▸ Work required: Your answer should be one number: how many lines of the data include the string "with"?

▸ Data excerpt:
━━━━━━━━━━
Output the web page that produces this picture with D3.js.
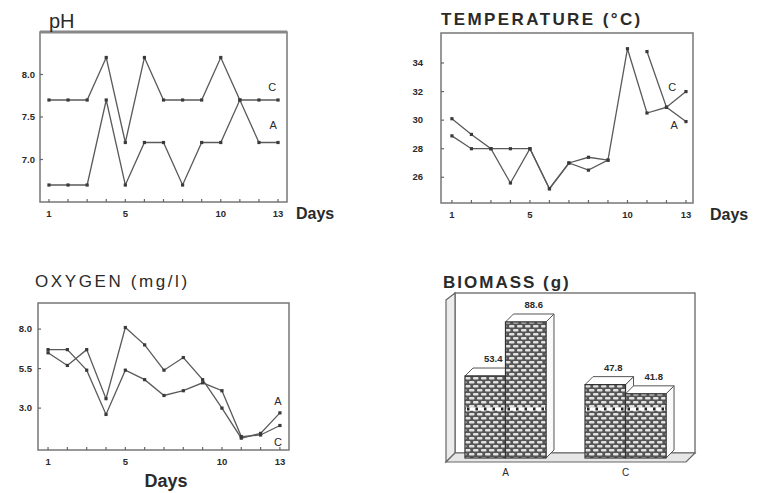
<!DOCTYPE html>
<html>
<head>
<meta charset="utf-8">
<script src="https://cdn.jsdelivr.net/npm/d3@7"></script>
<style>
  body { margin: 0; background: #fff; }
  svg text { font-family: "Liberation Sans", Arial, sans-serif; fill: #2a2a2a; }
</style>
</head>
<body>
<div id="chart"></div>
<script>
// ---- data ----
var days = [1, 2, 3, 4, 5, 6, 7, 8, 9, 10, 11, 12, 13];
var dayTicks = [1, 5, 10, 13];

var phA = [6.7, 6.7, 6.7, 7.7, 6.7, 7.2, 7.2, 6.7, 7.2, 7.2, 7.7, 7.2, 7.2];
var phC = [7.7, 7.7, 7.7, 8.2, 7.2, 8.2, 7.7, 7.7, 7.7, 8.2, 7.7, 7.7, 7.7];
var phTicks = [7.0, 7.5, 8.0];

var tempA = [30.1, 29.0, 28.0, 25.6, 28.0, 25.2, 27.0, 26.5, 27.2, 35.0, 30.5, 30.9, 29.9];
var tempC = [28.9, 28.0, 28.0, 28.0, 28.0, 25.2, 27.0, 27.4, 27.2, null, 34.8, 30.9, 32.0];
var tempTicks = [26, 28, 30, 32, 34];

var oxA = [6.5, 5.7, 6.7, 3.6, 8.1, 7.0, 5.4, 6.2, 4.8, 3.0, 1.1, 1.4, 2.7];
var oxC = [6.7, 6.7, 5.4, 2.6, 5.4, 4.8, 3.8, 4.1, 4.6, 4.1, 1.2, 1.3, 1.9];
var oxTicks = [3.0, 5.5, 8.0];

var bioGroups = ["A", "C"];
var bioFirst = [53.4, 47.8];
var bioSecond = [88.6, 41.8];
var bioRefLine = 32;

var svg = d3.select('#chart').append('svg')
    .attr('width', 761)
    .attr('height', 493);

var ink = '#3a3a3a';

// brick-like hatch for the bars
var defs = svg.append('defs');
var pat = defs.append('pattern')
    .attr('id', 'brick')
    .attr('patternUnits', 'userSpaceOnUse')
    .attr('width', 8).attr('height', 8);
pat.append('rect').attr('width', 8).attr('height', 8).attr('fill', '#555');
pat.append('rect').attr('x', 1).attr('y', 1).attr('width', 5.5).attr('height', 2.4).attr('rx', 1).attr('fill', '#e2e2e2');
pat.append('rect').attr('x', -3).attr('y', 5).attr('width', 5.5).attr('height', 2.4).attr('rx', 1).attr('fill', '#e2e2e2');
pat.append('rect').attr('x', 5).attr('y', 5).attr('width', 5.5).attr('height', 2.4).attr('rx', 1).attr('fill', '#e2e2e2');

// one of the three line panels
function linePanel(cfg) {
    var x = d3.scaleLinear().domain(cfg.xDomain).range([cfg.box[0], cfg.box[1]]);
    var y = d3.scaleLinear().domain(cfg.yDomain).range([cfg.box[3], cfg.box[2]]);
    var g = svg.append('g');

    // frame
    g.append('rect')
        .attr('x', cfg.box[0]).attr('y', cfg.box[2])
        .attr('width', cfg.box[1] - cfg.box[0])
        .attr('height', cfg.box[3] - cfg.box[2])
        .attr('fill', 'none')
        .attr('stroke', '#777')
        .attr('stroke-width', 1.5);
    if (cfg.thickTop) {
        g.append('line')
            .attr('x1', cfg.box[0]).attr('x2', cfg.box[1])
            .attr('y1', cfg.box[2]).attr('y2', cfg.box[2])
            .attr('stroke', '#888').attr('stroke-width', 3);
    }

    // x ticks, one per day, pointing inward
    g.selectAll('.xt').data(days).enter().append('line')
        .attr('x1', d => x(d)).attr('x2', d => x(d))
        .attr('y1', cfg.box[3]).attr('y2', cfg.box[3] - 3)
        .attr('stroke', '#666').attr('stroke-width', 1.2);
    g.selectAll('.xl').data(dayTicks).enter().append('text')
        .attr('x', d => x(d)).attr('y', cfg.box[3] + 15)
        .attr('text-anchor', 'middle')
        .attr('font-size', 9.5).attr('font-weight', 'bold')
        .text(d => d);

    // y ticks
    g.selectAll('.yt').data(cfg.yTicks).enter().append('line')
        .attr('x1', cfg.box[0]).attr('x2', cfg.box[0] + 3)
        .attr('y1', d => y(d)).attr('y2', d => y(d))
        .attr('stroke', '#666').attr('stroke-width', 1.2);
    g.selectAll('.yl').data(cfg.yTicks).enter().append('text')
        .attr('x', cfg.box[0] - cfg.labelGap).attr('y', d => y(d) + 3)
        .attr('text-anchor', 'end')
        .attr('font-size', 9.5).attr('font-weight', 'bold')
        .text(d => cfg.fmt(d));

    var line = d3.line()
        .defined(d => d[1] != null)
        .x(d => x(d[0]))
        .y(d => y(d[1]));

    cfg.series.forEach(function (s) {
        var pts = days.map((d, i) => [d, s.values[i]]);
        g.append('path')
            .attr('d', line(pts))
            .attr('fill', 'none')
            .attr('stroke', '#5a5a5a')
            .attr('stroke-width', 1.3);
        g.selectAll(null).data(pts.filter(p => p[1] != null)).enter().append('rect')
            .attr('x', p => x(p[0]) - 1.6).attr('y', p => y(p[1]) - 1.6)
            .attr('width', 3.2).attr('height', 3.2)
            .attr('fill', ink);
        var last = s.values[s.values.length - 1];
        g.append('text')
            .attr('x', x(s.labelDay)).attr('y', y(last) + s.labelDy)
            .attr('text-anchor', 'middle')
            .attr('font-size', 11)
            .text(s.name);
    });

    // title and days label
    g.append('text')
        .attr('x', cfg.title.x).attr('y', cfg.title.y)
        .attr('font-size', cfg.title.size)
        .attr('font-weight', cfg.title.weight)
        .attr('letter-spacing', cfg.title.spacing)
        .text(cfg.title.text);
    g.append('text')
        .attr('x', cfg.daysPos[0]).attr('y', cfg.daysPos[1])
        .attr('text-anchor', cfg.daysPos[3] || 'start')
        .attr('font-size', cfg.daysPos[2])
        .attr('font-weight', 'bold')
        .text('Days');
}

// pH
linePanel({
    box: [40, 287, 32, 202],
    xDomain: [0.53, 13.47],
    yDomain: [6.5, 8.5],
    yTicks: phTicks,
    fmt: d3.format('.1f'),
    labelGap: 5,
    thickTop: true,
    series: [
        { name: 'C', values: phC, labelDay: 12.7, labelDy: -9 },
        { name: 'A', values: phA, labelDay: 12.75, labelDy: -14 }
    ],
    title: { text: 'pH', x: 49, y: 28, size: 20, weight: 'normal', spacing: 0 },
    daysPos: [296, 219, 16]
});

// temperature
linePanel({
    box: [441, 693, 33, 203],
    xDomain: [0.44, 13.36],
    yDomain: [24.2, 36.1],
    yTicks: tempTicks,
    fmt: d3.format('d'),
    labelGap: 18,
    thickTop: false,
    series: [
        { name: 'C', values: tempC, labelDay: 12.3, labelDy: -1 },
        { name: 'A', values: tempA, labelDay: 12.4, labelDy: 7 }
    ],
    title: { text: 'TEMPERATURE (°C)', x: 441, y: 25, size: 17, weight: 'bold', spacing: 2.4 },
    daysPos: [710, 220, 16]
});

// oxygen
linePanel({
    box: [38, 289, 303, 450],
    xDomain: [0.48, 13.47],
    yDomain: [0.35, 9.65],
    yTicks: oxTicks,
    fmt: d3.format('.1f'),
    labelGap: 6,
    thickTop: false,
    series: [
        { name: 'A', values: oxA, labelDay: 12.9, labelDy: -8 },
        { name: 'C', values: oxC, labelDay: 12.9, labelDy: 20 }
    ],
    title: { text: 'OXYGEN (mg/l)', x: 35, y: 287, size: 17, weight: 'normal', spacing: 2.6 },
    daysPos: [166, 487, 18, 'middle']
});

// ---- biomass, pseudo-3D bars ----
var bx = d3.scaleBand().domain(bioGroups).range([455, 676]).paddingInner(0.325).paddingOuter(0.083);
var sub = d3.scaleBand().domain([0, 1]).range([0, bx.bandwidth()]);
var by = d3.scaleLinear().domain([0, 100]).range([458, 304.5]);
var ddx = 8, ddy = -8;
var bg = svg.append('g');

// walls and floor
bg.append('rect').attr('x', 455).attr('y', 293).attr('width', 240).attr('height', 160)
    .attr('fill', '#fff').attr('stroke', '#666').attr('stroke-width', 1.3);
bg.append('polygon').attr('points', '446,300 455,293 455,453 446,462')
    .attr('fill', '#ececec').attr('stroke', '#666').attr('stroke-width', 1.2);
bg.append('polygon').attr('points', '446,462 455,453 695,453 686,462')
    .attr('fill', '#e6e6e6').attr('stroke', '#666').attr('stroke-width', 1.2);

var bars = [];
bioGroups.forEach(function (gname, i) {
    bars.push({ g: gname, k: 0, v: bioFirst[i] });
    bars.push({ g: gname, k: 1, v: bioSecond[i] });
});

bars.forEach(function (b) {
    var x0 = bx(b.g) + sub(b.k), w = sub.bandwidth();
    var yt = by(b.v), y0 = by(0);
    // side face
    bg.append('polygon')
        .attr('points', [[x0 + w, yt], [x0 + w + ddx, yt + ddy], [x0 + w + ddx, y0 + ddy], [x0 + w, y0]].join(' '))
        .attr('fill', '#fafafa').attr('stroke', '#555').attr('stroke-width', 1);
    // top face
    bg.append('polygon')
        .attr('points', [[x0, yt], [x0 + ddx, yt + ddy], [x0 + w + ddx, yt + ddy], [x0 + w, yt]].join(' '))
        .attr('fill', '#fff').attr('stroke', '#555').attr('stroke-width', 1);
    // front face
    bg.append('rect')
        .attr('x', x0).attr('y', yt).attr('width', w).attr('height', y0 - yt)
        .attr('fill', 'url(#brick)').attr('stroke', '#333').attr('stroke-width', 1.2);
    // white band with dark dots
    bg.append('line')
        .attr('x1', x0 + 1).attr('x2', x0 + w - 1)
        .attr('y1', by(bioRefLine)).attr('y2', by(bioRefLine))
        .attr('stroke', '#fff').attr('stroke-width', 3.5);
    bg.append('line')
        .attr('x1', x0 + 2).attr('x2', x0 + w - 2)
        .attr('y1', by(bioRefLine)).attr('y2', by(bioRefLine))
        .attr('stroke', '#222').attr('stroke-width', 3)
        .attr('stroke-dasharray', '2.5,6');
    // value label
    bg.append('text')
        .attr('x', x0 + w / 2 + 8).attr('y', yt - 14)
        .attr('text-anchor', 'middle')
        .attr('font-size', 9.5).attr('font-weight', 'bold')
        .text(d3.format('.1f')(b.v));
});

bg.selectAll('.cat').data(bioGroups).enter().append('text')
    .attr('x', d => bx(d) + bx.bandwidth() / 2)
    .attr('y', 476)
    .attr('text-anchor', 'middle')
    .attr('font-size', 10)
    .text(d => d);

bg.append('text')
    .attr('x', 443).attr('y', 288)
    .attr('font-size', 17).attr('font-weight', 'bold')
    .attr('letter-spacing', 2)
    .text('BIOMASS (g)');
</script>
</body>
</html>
━━━━━━━━━━
▸ Solution below: 2